-- BEGIN --
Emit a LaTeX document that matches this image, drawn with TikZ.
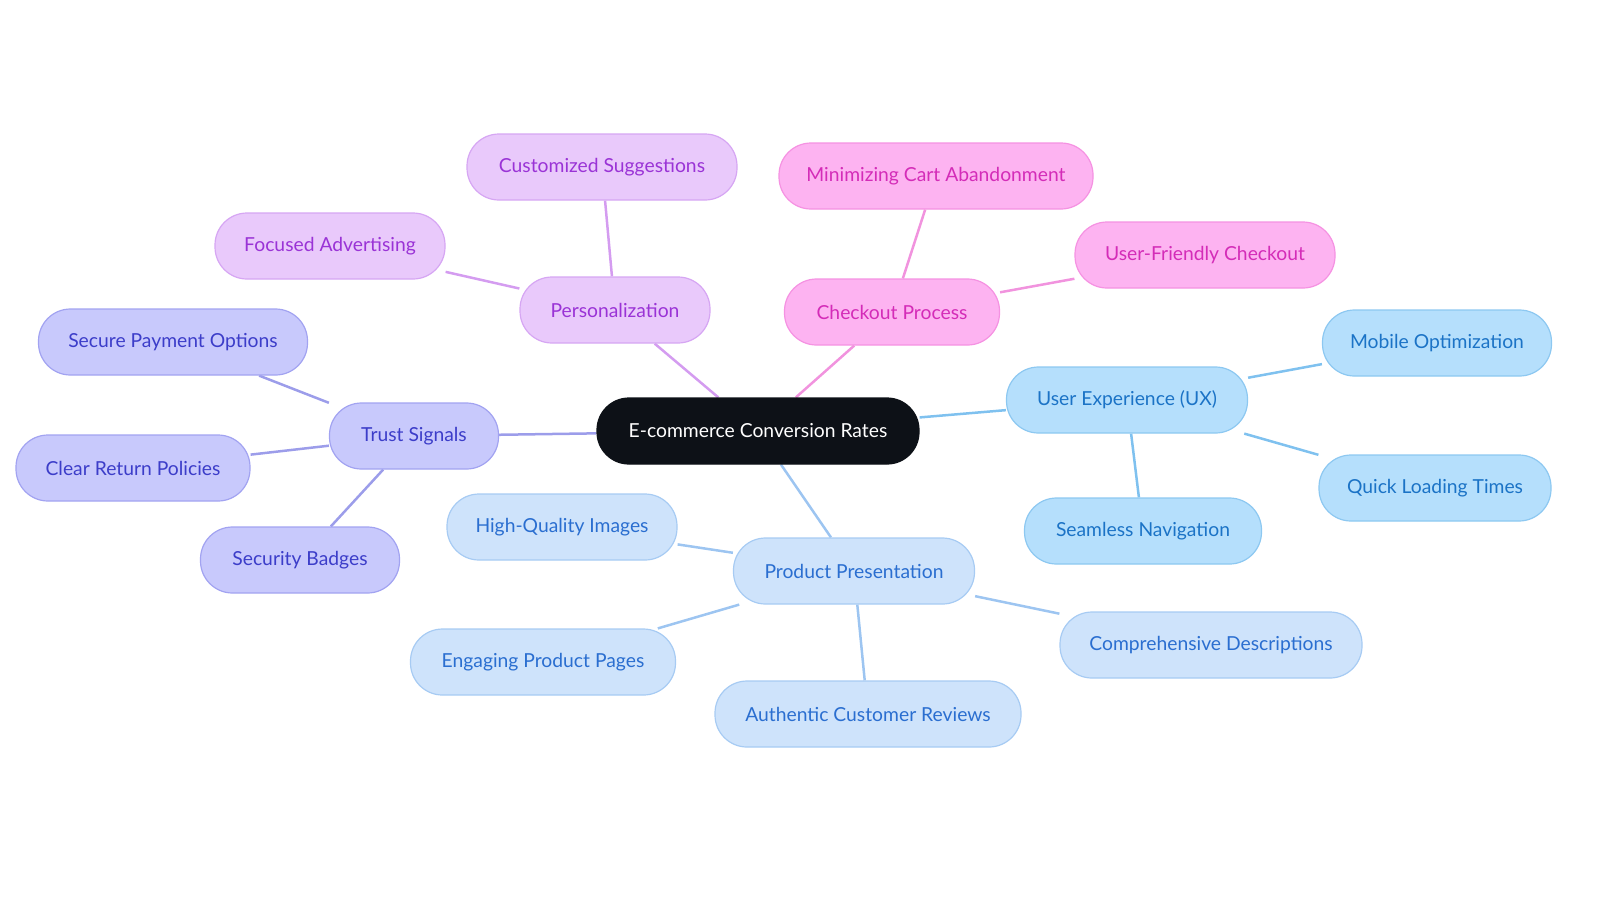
\documentclass[tikz,border=0pt]{standalone}
\usepackage{fontspec}
\setmainfont{Lato}
\usetikzlibrary{backgrounds}
\definecolor{cdark}{HTML}{0D1117}
\definecolor{pfill}{HTML}{E9C9FB}\definecolor{pdraw}{HTML}{D6A6F3}\definecolor{ptext}{HTML}{9A33D6}\definecolor{pline}{HTML}{D49CF0}
\definecolor{kfill}{HTML}{FDB3F1}\definecolor{kdraw}{HTML}{F592E2}\definecolor{ktext}{HTML}{D42CB8}\definecolor{kline}{HTML}{F193DE}
\definecolor{ifill}{HTML}{C8C9FC}\definecolor{idraw}{HTML}{A2A3F1}\definecolor{itext}{HTML}{3C3DC9}\definecolor{iline}{HTML}{9C9DEA}
\definecolor{ufill}{HTML}{B5DFFC}\definecolor{udraw}{HTML}{8DC8F1}\definecolor{utext}{HTML}{1B73C6}\definecolor{uline}{HTML}{7FC1EF}
\definecolor{bfill}{HTML}{CEE3FB}\definecolor{bdraw}{HTML}{A7CBF3}\definecolor{btext}{HTML}{2A6ED0}\definecolor{bline}{HTML}{9DC5F1}
\tikzset{
  pill/.style={rectangle, rounded corners=32pt, minimum height=66pt, line width=1.2pt, font=\fontsize{19.3}{21}\selectfont, inner sep=0pt},
  cnode/.style={pill, fill=cdark, draw=cdark, text=white},
  pnode/.style={pill, fill=pfill, draw=pdraw, text=ptext},
  knode/.style={pill, fill=kfill, draw=kdraw, text=ktext},
  inode/.style={pill, fill=ifill, draw=idraw, text=itext},
  unode/.style={pill, fill=ufill, draw=udraw, text=utext},
  bnode/.style={pill, fill=bfill, draw=bdraw, text=btext},
  link/.style={line width=2.5pt},
}
\begin{document}
\begin{tikzpicture}[x=1pt,y=-1pt]
\useasboundingbox (0,0) rectangle (1600,903);
\node[cnode, minimum width=322pt] (c) at (758,431) {E-commerce Conversion Rates};
\node[pnode, minimum width=190pt] (pers) at (615,310) {Personalization};
\node[pnode, minimum width=270pt] (cs) at (602,167) {Customized Suggestions};
\node[pnode, minimum width=230pt] (fa) at (330,246) {Focused Advertising};
\node[knode, minimum width=215pt] (chk) at (892,312) {Checkout Process};
\node[knode, minimum width=314pt] (mca) at (936,176) {Minimizing Cart Abandonment};
\node[knode, minimum width=260pt] (ufc) at (1205,255) {User-Friendly Checkout};
\node[inode, minimum width=169pt] (ts) at (414,436) {Trust Signals};
\node[inode, minimum width=269pt] (spo) at (173,342) {Secure Payment Options};
\node[inode, minimum width=234pt] (crp) at (133,468) {Clear Return Policies};
\node[inode, minimum width=199pt] (sb) at (300,560) {Security Badges};
\node[unode, minimum width=241pt] (ux) at (1127,400) {User Experience (UX)};
\node[unode, minimum width=229pt] (mo) at (1437,343) {Mobile Optimization};
\node[unode, minimum width=232pt] (qlt) at (1435,488) {Quick Loading Times};
\node[unode, minimum width=237pt] (sn) at (1143,531) {Seamless Navigation};
\node[bnode, minimum width=241pt] (pp) at (854,571) {Product Presentation};
\node[bnode, minimum width=230pt] (hqi) at (562,527) {High-Quality Images};
\node[bnode, minimum width=265pt] (epp) at (543,662) {Engaging Product Pages};
\node[bnode, minimum width=306pt] (acr) at (868,714) {Authentic Customer Reviews};
\node[bnode, minimum width=302pt] (cd) at (1211,645) {Comprehensive Descriptions};
\begin{scope}[on background layer]
\draw[link, pline] (c) -- (pers);
\draw[link, pline] (pers) -- (cs);
\draw[link, pline] (pers) -- (fa);
\draw[link, kline] (c) -- (chk);
\draw[link, kline] (chk) -- (mca);
\draw[link, kline] (chk) -- (ufc);
\draw[link, iline] (c) -- (ts);
\draw[link, iline] (ts) -- (spo);
\draw[link, iline] (ts) -- (crp);
\draw[link, iline] (ts) -- (sb);
\draw[link, uline] (c) -- (ux);
\draw[link, uline] (ux) -- (mo);
\draw[link, uline] (ux) -- (qlt);
\draw[link, uline] (ux) -- (sn);
\draw[link, bline] (c) -- (pp);
\draw[link, bline] (pp) -- (hqi);
\draw[link, bline] (pp) -- (epp);
\draw[link, bline] (pp) -- (acr);
\draw[link, bline] (pp) -- (cd);
\end{scope}
\end{tikzpicture}
\end{document}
-- END --
## Written problem
Quote the material exactly. Pictures stay out.

## Response below
Emit a LaTeX document that matches this image, drawn with TikZ.
\documentclass[tikz,border=0pt]{standalone}
\usepackage{fontspec}
\setmainfont{Lato}
\usetikzlibrary{backgrounds}
\definecolor{cdark}{HTML}{0D1117}
\definecolor{pfill}{HTML}{E9C9FB}\definecolor{pdraw}{HTML}{D6A6F3}\definecolor{ptext}{HTML}{9A33D6}\definecolor{pline}{HTML}{D49CF0}
\definecolor{kfill}{HTML}{FDB3F1}\definecolor{kdraw}{HTML}{F592E2}\definecolor{ktext}{HTML}{D42CB8}\definecolor{kline}{HTML}{F193DE}
\definecolor{ifill}{HTML}{C8C9FC}\definecolor{idraw}{HTML}{A2A3F1}\definecolor{itext}{HTML}{3C3DC9}\definecolor{iline}{HTML}{9C9DEA}
\definecolor{ufill}{HTML}{B5DFFC}\definecolor{udraw}{HTML}{8DC8F1}\definecolor{utext}{HTML}{1B73C6}\definecolor{uline}{HTML}{7FC1EF}
\definecolor{bfill}{HTML}{CEE3FB}\definecolor{bdraw}{HTML}{A7CBF3}\definecolor{btext}{HTML}{2A6ED0}\definecolor{bline}{HTML}{9DC5F1}
\tikzset{
  pill/.style={rectangle, rounded corners=32pt, minimum height=66pt, line width=1.2pt, font=\fontsize{19.3}{21}\selectfont, inner sep=0pt},
  cnode/.style={pill, fill=cdark, draw=cdark, text=white},
  pnode/.style={pill, fill=pfill, draw=pdraw, text=ptext},
  knode/.style={pill, fill=kfill, draw=kdraw, text=ktext},
  inode/.style={pill, fill=ifill, draw=idraw, text=itext},
  unode/.style={pill, fill=ufill, draw=udraw, text=utext},
  bnode/.style={pill, fill=bfill, draw=bdraw, text=btext},
  link/.style={line width=2.5pt},
}
\begin{document}
\begin{tikzpicture}[x=1pt,y=-1pt]
\useasboundingbox (0,0) rectangle (1600,903);
\node[cnode, minimum width=322pt] (c) at (758,431) {E-commerce Conversion Rates};
\node[pnode, minimum width=190pt] (pers) at (615,310) {Personalization};
\node[pnode, minimum width=270pt] (cs) at (602,167) {Customized Suggestions};
\node[pnode, minimum width=230pt] (fa) at (330,246) {Focused Advertising};
\node[knode, minimum width=215pt] (chk) at (892,312) {Checkout Process};
\node[knode, minimum width=314pt] (mca) at (936,176) {Minimizing Cart Abandonment};
\node[knode, minimum width=260pt] (ufc) at (1205,255) {User-Friendly Checkout};
\node[inode, minimum width=169pt] (ts) at (414,436) {Trust Signals};
\node[inode, minimum width=269pt] (spo) at (173,342) {Secure Payment Options};
\node[inode, minimum width=234pt] (crp) at (133,468) {Clear Return Policies};
\node[inode, minimum width=199pt] (sb) at (300,560) {Security Badges};
\node[unode, minimum width=241pt] (ux) at (1127,400) {User Experience (UX)};
\node[unode, minimum width=229pt] (mo) at (1437,343) {Mobile Optimization};
\node[unode, minimum width=232pt] (qlt) at (1435,488) {Quick Loading Times};
\node[unode, minimum width=237pt] (sn) at (1143,531) {Seamless Navigation};
\node[bnode, minimum width=241pt] (pp) at (854,571) {Product Presentation};
\node[bnode, minimum width=230pt] (hqi) at (562,527) {High-Quality Images};
\node[bnode, minimum width=265pt] (epp) at (543,662) {Engaging Product Pages};
\node[bnode, minimum width=306pt] (acr) at (868,714) {Authentic Customer Reviews};
\node[bnode, minimum width=302pt] (cd) at (1211,645) {Comprehensive Descriptions};
\begin{scope}[on background layer]
\draw[link, pline] (c) -- (pers);
\draw[link, pline] (pers) -- (cs);
\draw[link, pline] (pers) -- (fa);
\draw[link, kline] (c) -- (chk);
\draw[link, kline] (chk) -- (mca);
\draw[link, kline] (chk) -- (ufc);
\draw[link, iline] (c) -- (ts);
\draw[link, iline] (ts) -- (spo);
\draw[link, iline] (ts) -- (crp);
\draw[link, iline] (ts) -- (sb);
\draw[link, uline] (c) -- (ux);
\draw[link, uline] (ux) -- (mo);
\draw[link, uline] (ux) -- (qlt);
\draw[link, uline] (ux) -- (sn);
\draw[link, bline] (c) -- (pp);
\draw[link, bline] (pp) -- (hqi);
\draw[link, bline] (pp) -- (epp);
\draw[link, bline] (pp) -- (acr);
\draw[link, bline] (pp) -- (cd);
\end{scope}
\end{tikzpicture}
\end{document}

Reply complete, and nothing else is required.